Mixture of Experts (MoE): DeepSeek's model employs a diverse array of neural networks to process input data. This architecture speeds up AI training and boosts performance. In DeepSeek V3, 256 neural networks are used, with eight activated for each token processing task.
Multi-head Latent Attention (MLA): This mechanism helps the AI focus on the most significant parts of a sentence. By repeatedly extracting key details from text fragments, MLA reduces the risk of missing important information, enabling the AI to better capture crucial nuances in the input data.
The leading Chinese startup DeepSeek boasts that they created a highly competitive AI model at a minimal cost, claiming to have spent only $6 million on training DeepSeek V3 using just 2048 graphics processors.
Image: ensigame.com
However, analysts from SemiAnalysis revealed that DeepSeek operates a substantial computational infrastructure, comprising around 50,000 Nvidia Hopper GPUs. This includes 10,000 H800 units, 10,000 advanced H100s, and additional H20 GPUs. These resources are spread across multiple data centers and used for AI training, research, and financial modeling.

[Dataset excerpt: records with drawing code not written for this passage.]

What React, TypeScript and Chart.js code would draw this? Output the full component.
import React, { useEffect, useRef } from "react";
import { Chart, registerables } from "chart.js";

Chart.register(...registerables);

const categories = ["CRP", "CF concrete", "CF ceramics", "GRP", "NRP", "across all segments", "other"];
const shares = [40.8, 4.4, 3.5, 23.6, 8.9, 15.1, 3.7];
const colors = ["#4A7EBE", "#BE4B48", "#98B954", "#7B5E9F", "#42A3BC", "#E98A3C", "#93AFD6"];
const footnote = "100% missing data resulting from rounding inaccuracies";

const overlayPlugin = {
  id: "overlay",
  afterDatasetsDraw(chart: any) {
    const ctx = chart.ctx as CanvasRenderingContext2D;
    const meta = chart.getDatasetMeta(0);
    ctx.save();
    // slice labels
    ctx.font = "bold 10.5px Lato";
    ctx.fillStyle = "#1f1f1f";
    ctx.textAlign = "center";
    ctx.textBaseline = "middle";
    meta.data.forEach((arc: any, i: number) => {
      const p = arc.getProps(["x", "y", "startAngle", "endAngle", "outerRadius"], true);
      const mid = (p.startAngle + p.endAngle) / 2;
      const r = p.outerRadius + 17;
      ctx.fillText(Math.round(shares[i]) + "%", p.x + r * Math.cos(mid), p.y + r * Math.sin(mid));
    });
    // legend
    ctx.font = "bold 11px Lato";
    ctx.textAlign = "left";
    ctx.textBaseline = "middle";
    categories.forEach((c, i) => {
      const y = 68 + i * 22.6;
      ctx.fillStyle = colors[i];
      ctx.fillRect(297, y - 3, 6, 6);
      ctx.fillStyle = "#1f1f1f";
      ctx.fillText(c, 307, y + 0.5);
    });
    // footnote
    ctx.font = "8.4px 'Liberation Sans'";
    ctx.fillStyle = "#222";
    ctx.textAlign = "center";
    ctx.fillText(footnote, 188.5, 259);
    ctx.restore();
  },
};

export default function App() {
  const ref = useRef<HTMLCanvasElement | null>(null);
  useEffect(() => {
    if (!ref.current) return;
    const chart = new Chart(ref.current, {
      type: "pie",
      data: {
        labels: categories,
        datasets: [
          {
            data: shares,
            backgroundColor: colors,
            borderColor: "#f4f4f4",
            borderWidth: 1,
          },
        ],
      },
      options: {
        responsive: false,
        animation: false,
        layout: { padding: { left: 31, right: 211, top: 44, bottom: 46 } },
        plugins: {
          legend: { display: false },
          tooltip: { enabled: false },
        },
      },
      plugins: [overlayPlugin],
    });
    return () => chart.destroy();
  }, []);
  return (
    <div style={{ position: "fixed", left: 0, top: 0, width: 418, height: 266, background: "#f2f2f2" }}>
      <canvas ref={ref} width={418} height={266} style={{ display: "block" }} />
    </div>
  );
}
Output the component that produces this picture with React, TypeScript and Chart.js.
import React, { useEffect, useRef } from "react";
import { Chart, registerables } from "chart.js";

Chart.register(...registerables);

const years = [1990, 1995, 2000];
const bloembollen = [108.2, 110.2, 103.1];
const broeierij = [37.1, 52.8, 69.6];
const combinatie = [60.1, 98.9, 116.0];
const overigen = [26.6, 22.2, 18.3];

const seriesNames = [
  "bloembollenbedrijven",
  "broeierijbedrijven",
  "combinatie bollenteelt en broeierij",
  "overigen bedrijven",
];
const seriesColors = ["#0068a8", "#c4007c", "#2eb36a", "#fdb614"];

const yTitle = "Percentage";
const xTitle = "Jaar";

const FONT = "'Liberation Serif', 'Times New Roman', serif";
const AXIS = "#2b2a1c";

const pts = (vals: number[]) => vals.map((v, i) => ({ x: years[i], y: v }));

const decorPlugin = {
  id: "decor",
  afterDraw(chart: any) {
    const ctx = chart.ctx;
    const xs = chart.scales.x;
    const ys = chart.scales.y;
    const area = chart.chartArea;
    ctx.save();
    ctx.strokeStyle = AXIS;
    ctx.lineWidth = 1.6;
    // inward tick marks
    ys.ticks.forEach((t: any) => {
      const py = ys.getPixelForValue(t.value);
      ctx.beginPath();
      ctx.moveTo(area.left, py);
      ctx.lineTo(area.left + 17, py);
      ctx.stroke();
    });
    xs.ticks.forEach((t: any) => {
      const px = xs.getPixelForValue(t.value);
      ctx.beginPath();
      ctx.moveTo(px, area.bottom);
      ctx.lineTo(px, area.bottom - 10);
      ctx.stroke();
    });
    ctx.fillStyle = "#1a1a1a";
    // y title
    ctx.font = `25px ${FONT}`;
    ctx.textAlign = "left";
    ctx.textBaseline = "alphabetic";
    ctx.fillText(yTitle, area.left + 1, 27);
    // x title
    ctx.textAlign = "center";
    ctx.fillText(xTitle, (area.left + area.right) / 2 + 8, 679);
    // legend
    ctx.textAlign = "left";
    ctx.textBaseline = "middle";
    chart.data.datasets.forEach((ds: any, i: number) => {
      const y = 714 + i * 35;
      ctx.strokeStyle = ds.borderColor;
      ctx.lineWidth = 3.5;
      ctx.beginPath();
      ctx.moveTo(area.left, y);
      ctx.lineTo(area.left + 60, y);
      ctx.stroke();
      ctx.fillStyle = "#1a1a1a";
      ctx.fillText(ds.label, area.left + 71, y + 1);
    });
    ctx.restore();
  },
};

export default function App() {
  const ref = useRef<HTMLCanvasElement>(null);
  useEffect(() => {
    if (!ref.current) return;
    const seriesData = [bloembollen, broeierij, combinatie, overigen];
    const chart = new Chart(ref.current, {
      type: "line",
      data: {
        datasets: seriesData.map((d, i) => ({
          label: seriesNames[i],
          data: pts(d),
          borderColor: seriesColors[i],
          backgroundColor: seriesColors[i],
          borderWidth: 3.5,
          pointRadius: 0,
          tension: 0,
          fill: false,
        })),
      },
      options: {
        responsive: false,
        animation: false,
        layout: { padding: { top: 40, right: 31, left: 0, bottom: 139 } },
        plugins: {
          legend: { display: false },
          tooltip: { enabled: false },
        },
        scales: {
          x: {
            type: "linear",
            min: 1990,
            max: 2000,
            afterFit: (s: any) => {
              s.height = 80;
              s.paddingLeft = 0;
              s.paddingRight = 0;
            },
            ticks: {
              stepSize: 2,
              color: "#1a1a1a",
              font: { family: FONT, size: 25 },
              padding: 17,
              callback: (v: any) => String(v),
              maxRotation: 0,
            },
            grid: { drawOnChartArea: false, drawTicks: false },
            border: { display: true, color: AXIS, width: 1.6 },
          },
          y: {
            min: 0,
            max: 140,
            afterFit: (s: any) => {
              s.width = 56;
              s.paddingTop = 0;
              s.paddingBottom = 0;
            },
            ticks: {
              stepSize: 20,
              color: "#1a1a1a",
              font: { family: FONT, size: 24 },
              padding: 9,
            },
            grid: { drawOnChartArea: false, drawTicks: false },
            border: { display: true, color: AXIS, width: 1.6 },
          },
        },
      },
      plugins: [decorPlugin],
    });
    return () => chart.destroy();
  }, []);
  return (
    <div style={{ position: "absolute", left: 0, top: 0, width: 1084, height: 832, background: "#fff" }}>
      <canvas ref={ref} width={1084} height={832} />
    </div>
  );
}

The company's total investment in servers is approximately $1.6 billion, with operational expenses estimated at $944 million.
DeepSeek is a subsidiary of the Chinese hedge fund High-Flyer, which spun off the startup as a separate AI-focused division in 2023. Unlike most startups that rely on cloud providers, DeepSeek owns its data centers, providing full control over AI model optimization and enabling rapid innovation. The company remains self-funded, enhancing its flexibility and decision-making speed.
Image: ensigame.com
Moreover, some researchers at DeepSeek earn over $1.3 million annually, attracting top talent from leading Chinese universities (the company does not hire foreign specialists).
Given these facts, DeepSeek's claim of training its latest model for just $6 million appears unrealistic. This figure only covers the cost of GPU usage during pre-training and does not include research expenses, model refinement, data processing, or overall infrastructure costs.
Since its inception, DeepSeek has invested over $500 million in AI development. However, its lean structure allows it to implement AI innovations more actively and effectively than larger, more bureaucratic companies.
Image: ensigame.com
The example of DeepSeek illustrates that a well-funded, independent AI company can indeed compete with industry giants. Yet, experts note that the company's success is driven by billions in investments, technical breakthroughs, and a strong team, while claims about a "revolutionary budget" for AI model development are somewhat exaggerated.
Nevertheless, DeepSeek's costs remain lower than those of its competitors. For instance, DeepSeek spent $5 million on R1, whereas ChatGPT4o cost $100 million to train.